▶ **The request**
Repeat the material exactly from its first line to the line that includes "import plotly.graph_objects as go". Skip pictures.

▶ **Data block**
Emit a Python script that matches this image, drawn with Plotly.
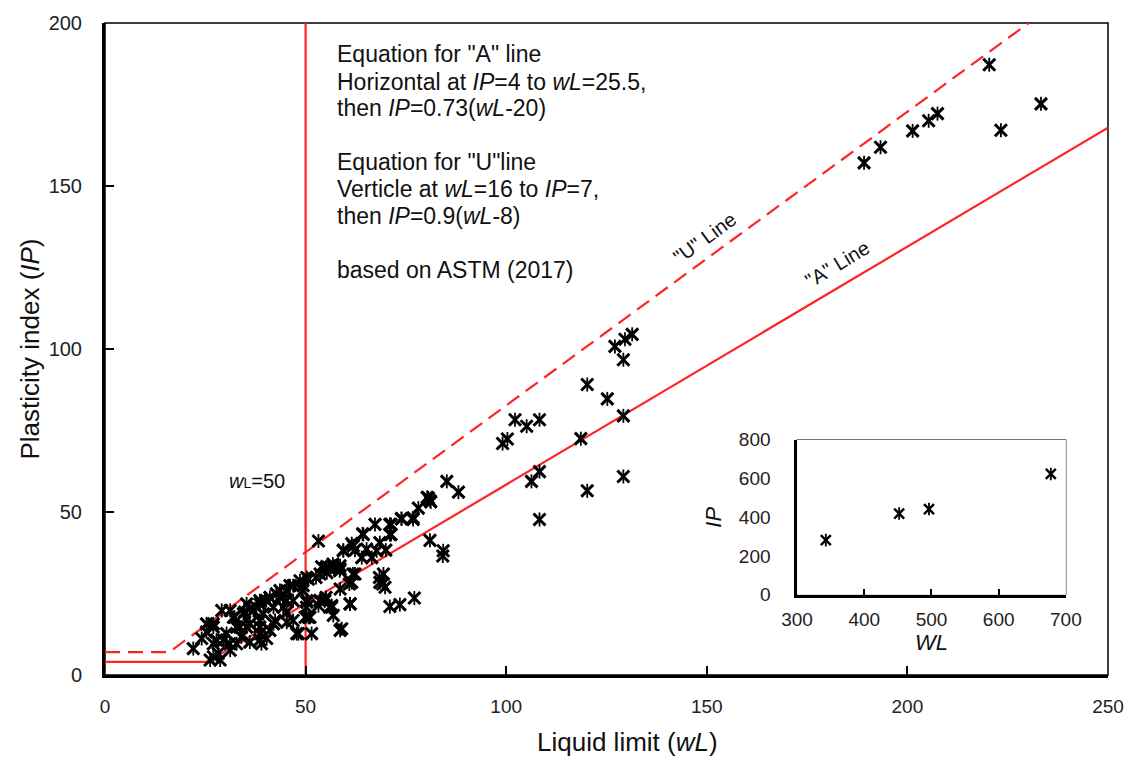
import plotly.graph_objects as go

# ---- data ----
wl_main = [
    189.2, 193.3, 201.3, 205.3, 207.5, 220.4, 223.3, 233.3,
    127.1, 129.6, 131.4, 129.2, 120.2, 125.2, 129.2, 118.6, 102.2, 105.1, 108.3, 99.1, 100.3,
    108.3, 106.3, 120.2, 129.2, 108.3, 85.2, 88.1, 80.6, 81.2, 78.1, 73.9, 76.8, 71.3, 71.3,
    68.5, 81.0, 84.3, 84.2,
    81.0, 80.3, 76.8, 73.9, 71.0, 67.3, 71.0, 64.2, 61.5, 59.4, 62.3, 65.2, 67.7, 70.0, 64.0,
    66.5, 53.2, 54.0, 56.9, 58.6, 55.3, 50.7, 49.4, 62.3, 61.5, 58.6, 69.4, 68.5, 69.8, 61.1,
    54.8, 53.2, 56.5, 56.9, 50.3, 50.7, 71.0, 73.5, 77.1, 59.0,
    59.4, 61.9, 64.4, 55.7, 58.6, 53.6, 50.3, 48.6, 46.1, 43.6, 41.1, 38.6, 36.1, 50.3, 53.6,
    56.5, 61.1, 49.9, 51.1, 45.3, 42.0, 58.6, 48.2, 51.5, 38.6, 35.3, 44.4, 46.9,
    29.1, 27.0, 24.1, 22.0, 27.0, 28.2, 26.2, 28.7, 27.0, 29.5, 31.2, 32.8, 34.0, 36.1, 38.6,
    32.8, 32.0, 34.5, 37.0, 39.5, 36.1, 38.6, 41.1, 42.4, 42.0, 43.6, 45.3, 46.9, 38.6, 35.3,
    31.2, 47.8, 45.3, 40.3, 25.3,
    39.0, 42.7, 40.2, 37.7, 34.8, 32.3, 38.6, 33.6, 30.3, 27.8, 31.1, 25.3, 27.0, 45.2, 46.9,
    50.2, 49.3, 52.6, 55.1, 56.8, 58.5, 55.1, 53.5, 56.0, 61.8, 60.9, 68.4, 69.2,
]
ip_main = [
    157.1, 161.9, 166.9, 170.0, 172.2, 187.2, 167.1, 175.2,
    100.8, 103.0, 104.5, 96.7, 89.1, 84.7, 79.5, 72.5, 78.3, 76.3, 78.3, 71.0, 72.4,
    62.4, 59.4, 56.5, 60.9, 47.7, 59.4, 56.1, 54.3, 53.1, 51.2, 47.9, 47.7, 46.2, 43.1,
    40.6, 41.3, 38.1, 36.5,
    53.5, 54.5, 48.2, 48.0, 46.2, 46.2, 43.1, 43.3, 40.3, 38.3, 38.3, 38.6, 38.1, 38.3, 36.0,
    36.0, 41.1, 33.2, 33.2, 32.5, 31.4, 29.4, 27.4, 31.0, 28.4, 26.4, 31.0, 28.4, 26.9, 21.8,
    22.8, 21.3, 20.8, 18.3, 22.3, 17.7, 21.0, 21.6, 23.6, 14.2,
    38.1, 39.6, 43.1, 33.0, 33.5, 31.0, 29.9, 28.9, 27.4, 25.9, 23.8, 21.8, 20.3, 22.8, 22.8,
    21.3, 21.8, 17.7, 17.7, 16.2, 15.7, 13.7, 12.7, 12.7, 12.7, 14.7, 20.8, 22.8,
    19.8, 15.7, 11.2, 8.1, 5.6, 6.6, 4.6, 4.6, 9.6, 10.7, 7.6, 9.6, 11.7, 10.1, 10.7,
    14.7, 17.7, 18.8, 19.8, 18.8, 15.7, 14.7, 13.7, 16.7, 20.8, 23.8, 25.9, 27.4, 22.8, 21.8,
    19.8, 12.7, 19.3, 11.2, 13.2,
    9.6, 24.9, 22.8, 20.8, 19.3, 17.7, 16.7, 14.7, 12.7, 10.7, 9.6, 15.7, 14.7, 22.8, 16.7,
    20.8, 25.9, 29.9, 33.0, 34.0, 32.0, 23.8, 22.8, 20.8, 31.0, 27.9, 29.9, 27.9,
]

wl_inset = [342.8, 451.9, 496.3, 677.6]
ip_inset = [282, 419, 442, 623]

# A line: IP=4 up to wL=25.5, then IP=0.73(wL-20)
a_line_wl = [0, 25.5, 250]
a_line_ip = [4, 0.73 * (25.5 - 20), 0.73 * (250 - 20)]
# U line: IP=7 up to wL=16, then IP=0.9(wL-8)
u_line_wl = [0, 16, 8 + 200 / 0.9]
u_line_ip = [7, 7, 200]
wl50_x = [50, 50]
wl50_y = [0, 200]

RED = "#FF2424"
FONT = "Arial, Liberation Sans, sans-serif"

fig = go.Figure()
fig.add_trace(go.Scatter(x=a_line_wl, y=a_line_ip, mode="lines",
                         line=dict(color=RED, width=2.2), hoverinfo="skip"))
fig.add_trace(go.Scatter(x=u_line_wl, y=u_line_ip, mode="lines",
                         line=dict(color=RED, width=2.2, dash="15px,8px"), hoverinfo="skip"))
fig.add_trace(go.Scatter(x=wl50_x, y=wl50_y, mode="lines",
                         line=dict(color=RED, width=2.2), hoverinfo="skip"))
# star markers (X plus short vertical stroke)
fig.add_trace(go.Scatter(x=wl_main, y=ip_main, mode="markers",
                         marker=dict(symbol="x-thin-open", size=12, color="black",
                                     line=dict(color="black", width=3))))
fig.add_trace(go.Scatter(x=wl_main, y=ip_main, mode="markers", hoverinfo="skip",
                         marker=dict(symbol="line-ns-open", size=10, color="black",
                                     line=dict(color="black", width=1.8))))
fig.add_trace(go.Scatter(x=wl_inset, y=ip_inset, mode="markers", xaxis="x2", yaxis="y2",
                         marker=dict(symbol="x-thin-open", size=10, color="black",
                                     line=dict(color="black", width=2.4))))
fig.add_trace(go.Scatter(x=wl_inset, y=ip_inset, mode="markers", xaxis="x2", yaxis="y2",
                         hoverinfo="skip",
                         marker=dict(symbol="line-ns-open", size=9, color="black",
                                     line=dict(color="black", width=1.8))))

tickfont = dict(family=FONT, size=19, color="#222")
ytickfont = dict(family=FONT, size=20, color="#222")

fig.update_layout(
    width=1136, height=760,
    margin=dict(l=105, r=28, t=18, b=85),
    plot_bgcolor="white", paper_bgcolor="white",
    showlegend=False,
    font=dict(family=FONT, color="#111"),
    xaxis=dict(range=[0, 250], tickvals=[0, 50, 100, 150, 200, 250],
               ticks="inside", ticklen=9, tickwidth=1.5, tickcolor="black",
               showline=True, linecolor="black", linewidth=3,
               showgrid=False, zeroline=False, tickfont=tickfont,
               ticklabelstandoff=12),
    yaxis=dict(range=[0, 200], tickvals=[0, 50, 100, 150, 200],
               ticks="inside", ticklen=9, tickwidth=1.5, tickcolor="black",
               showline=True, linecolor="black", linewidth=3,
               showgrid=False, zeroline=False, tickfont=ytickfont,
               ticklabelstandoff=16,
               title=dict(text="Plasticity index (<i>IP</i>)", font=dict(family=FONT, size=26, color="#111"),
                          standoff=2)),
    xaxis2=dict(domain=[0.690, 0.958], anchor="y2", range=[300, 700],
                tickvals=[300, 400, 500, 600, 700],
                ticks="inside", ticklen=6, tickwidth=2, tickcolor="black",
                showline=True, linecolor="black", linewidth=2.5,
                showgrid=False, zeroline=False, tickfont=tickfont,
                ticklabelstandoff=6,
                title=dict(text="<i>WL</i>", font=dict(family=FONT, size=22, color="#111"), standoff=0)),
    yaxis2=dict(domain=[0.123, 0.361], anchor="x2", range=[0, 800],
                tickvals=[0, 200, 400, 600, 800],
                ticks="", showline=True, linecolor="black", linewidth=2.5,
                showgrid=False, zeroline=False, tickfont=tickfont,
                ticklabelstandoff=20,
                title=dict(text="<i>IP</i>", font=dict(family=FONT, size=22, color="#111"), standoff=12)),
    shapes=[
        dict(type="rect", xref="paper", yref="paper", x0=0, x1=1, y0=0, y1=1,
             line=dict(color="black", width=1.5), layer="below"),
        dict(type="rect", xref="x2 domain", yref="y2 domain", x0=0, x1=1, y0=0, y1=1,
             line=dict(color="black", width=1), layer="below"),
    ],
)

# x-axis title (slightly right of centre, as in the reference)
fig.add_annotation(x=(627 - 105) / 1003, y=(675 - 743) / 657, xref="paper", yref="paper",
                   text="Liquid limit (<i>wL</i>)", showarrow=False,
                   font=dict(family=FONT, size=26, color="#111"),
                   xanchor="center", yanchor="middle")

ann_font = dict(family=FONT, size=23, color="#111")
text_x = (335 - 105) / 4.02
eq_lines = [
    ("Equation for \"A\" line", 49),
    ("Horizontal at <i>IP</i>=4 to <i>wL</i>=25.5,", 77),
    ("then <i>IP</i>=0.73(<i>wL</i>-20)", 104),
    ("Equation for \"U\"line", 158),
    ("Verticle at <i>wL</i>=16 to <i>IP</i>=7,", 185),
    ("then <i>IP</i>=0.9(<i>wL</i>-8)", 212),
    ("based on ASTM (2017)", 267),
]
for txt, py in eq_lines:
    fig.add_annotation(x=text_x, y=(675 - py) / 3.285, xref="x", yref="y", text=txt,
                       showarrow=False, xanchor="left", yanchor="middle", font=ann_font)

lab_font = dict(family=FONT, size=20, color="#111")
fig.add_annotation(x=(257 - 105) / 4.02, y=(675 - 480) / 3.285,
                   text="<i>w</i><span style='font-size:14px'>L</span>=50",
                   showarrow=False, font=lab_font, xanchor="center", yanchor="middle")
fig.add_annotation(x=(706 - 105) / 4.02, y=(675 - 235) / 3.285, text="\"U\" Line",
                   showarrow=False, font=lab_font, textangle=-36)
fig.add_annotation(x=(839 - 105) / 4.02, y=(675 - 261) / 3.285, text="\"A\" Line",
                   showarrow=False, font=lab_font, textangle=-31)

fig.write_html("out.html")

▶ **Answer to the problem**
Emit a Python script that matches this image, drawn with Plotly.
import plotly.graph_objects as go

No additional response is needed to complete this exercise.